Book Beat December 09 2000 (2)
Christopher Rice’s debut novel is a stunning piece of Southern Gothic fiction, weaving together beautiful imagery, complex characters and dark, Southern moodiness to create a compelling tale of friendship, betrayal, alcoholism, homosexuality, rape, alienation, suicide, insanity and incest.
At the center of the story are four young teens who find their friendship ripped apart by dirty secrets and unspoken attraction as they begin their freshman year of high school. Greg and Brandon become football heroes, Meredith becomes a bulimic alcoholic and Stephen, well, Stephen becomes the target of his former friends’ homophobic torture and bullying. As the story unfolds, Steven’s own personal hell leads to a compelling mystery, blossoming romance and a few shocking twists and turns that leave no one unscathed.
Rice tackles the mature themes of his tale head on, writing with an ease not often found in first time novelists, let alone someone so young. He has clearly inherited his mother’s gift for building suspense, as well as his father’s gift for poetic phrasing. His love scenes, in particular, are so beautifully tender and honest they may make heterosexual readers a little uncomfortable. In fact, the homoerotic nature of the story as a whole will probably turn many readers off in spite of the fact that Rice handles this subject with thoughtfulness and grace.
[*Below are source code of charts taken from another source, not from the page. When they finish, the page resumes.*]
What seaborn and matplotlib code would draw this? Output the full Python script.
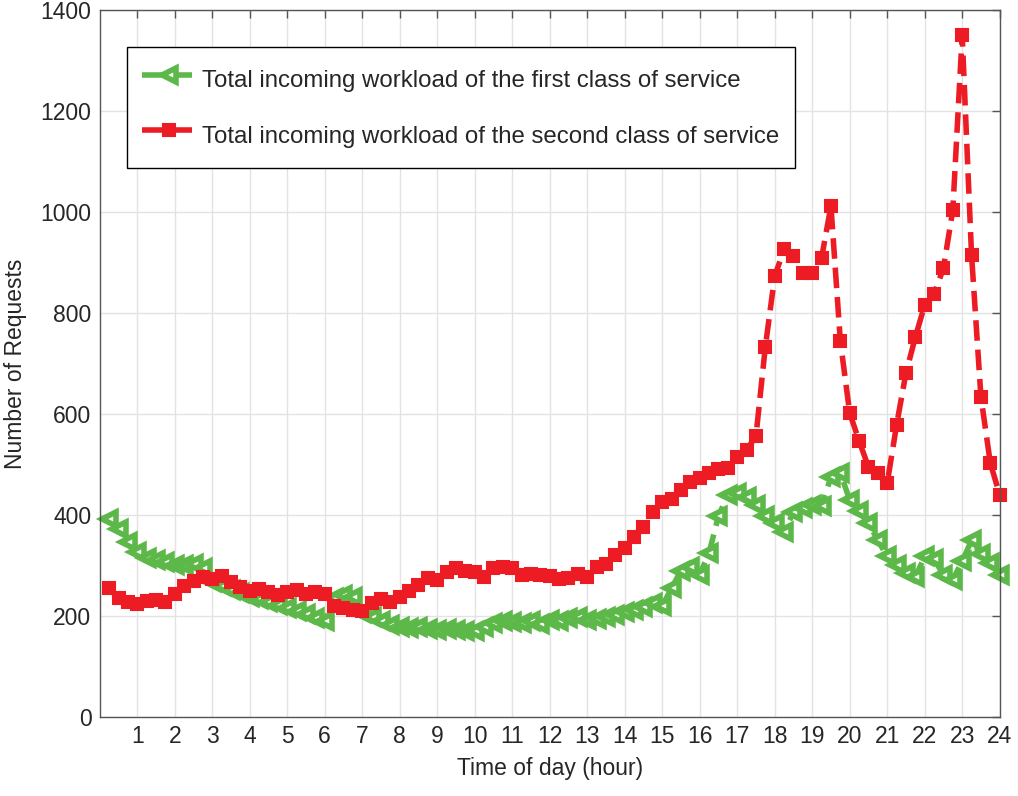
import numpy as np
import pandas as pd
import matplotlib
matplotlib.use("Agg")
import matplotlib.pyplot as plt
import seaborn as sns

# time of day, one sample every 15 minutes
hours = np.arange(0.25, 24.01, 0.25)

# first class of service (green)
first_class = [
    392, 372, 346, 327,
    315, 310, 306, 301,
    300, 303, 295, 268,
    260, 252, 245, 238,
    234, 228, 222, 216,
    210, 203, 196, 190,
    236, 242, 238, 205,
    198, 190, 182, 178,
    176, 178, 175, 173,
    174, 172, 170, 170,
    178, 186, 190, 188,
    186, 190, 184, 192,
    190, 196, 198, 192,
    194, 198, 202, 208,
    212, 218, 226, 220,
    255, 290, 297, 282,
    325, 398, 440, 443,
    436, 420, 398, 384,
    366, 406, 414, 420,
    418, 475, 483, 430,
    408, 384, 350, 318,
    300, 285, 277, 318,
    312, 282, 272, 308,
    350, 322, 305, 282,
]

# second class of service (red)
second_class = [
    255, 235, 228, 224,
    230, 232, 228, 243,
    260, 270, 277, 273,
    279, 267, 257, 250,
    253, 247, 242, 248,
    251, 244, 247, 243,
    220, 216, 212, 210,
    226, 234, 228, 238,
    250, 261, 275, 271,
    287, 295, 289, 287,
    277, 295, 297, 295,
    281, 284, 281, 279,
    273, 275, 283, 277,
    297, 303, 321, 335,
    356, 376, 406, 426,
    432, 450, 465, 473,
    483, 491, 493, 515,
    529, 556, 733, 873,
    926, 913, 879, 879,
    909, 1012, 745, 602,
    547, 495, 483, 463,
    578, 681, 752, 816,
    837, 889, 1004, 1350,
    915, 634, 503, 440,
]

labels = ["Total incoming workload of the first class of service",
          "Total incoming workload of the second class of service"]

green = "#5cb848"
red = "#ed1c24"

sns.set_style("whitegrid")
plt.rcParams['font.family'] = ['Liberation Sans', 'DejaVu Sans']

fig = plt.figure(figsize=(10.18, 7.96), dpi=100)
ax = fig.add_axes([0.098, 0.0993, 0.884, 0.888])

df = pd.DataFrame({"hour": hours, "first": first_class, "second": second_class})

sns.lineplot(data=df, x="hour", y="first", ax=ax, color=green, lw=4,
             linestyle="--", marker="<", markersize=10.5, markerfacecolor="white",
             markeredgecolor=green, markeredgewidth=4, label=labels[0],
             clip_on=False)
sns.lineplot(data=df, x="hour", y="second", ax=ax, color=red, lw=4,
             linestyle="--", marker="s", markersize=8, markerfacecolor=red,
             markeredgecolor=red, markeredgewidth=1.5, label=labels[1],
             clip_on=False)

ax.set_xlim(0, 24)
ax.set_ylim(0, 1400)
ax.set_xticks(range(1, 25))
ax.set_yticks(range(0, 1401, 200))
ax.grid(True, color="#e3e3e3", lw=1)
ax.tick_params(direction="in", top=True, right=True, length=6, width=1,
               labelsize=16.5, colors="#555555", labelcolor="#262626", pad=6)
for s in ax.spines.values():
    s.set_color("#555555")
    s.set_linewidth(1)

ax.set_xlabel("Time of day (hour)", fontsize=16.5, color="#262626", labelpad=6)
ax.set_ylabel("Number of Requests", fontsize=16.5, color="#262626", labelpad=10)

leg = ax.legend(loc="upper left", bbox_to_anchor=(0.03, 0.948), borderaxespad=0,
                fontsize=17.3, handlelength=2.2, handleheight=1.8,
                handletextpad=0.3, labelspacing=0.9, borderpad=0.65,
                fancybox=False, framealpha=1)
leg.get_frame().set_edgecolor("black")
leg.get_frame().set_linewidth(1)
for t in leg.get_texts():
    t.set_color("#262626")

plt.savefig("out.png", dpi=100)
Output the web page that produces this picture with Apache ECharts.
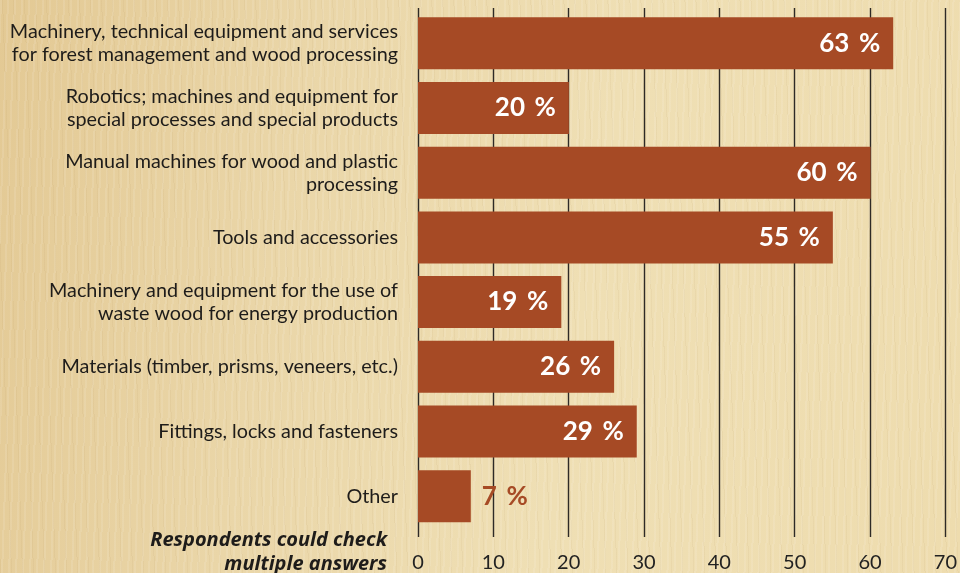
<!DOCTYPE html>
<html>
<head>
<meta charset="utf-8">
<script src="https://cdn.jsdelivr.net/npm/echarts@6/dist/echarts.min.js"></script>
<style>
  html, body { margin: 0; padding: 0; }
  #chart {
    width: 960px; height: 573px;
    background:
      repeating-linear-gradient(92deg, rgba(255,255,255,0.10) 0px, rgba(255,255,255,0.10) 2px, rgba(0,0,0,0) 2px, rgba(0,0,0,0) 7px),
      repeating-linear-gradient(88deg, rgba(150,110,50,0.06) 0px, rgba(150,110,50,0.06) 1px, rgba(0,0,0,0) 1px, rgba(0,0,0,0) 11px),
      linear-gradient(100deg, #e3c994 0%, #ead6a8 30%, #efdfb4 60%, #eedcae 100%);
  }
</style>
</head>
<body>
<div id="chart"></div>
<script>
// categories top to bottom
var categories = [
  'Machinery, technical equipment and services\nfor forest management and wood processing',
  'Robotics; machines and equipment for\nspecial processes and special products',
  'Manual machines for wood and plastic\nprocessing',
  'Tools and accessories',
  'Machinery and equipment for the use of\nwaste wood for energy production',
  'Materials (timber, prisms, veneers, etc.)',
  'Fittings, locks and fasteners',
  'Other'
]
// share of respondents, %
var values = [63, 20, 60, 55, 19, 26, 29, 7]
var xTicks = [0, 10, 20, 30, 40, 50, 60, 70]

var font = 'Lato'
var barColor = '#a64a25'

var barData = values.map(function (v) {
  if (v < 10) {
    // short bar: label sits outside
    return { value: v, label: { position: 'right', distance: 11, color: barColor } }
  }
  return v
})

var myChart = echarts.init(document.getElementById('chart'))
myChart.setOption({
  animation: false,
  grid: [
    { left: 418, right: 14, top: 8, bottom: 36 },     // grid lines + ticks
    { left: 418, right: 14, top: 11, bottom: 44.5 }   // bars
  ],
  xAxis: [
    {
      gridIndex: 0, type: 'value', min: xTicks[0], max: xTicks[xTicks.length - 1], interval: 10,
      axisLine: { show: false }, axisTick: { show: false },
      splitLine: { show: true, lineStyle: { color: '#2e2a26', width: 1.4 } },
      axisLabel: { margin: 16, fontFamily: font, fontSize: 20, color: '#222' }
    },
    {
      gridIndex: 1, type: 'value', min: 0, max: 70, show: false,
      splitLine: { show: false }
    }
  ],
  yAxis: [
    { gridIndex: 0, type: 'value', show: false, splitLine: { show: false } },
    {
      gridIndex: 1, type: 'category', inverse: true, data: categories,
      axisLine: { show: false }, axisTick: { show: false }, splitLine: { show: false },
      axisLabel: { margin: 20, fontFamily: font, fontSize: 19.8, lineHeight: 23, color: '#1e1c1a', align: 'right' }
    }
  ],
  series: [{
    type: 'bar',
    xAxisIndex: 1,
    yAxisIndex: 1,
    barWidth: 52,
    itemStyle: { color: barColor },
    label: {
      show: true,
      position: 'insideRight',
      distance: 13,
      color: '#fff',
      fontFamily: font,
      fontWeight: 'bold',
      fontSize: 26,
      formatter: '{c}\u2009 %'
    },
    data: barData
  }],
  graphic: [{
    type: 'text',
    right: 573,
    top: 528,
    style: {
      text: 'Respondents could check\nmultiple answers',
      font: 'italic bold 20px "Open Sans"',
      fill: '#1e1c1a',
      textAlign: 'right',
      lineHeight: 24
    }
  }]
})
</script>
</body>
</html>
Amidst the beauty though, lies a major flaw: Rice’s love of melodrama. There are, in fact, a few scenes in Density that are so ridiculously outrageous, readers may literally find themselves wincing in disbelief (the gunfight comes to mind). While many of the book’s plot twists play more like a daytime soap than a respectable piece of literature, it’s easy to forgive young Rice these mistakes because, in the end, his melodramatic turns help strengthen the fabric of his story’s Southern Gothic myth.
Ultimately, A Density of Souls is a thought-provoking saga of life and lust, secrets and shame, and the darkness that drives people to destroy what they fear. It’s a tale so mysterious yet so honest, it will likely resonate with anyone who reads it.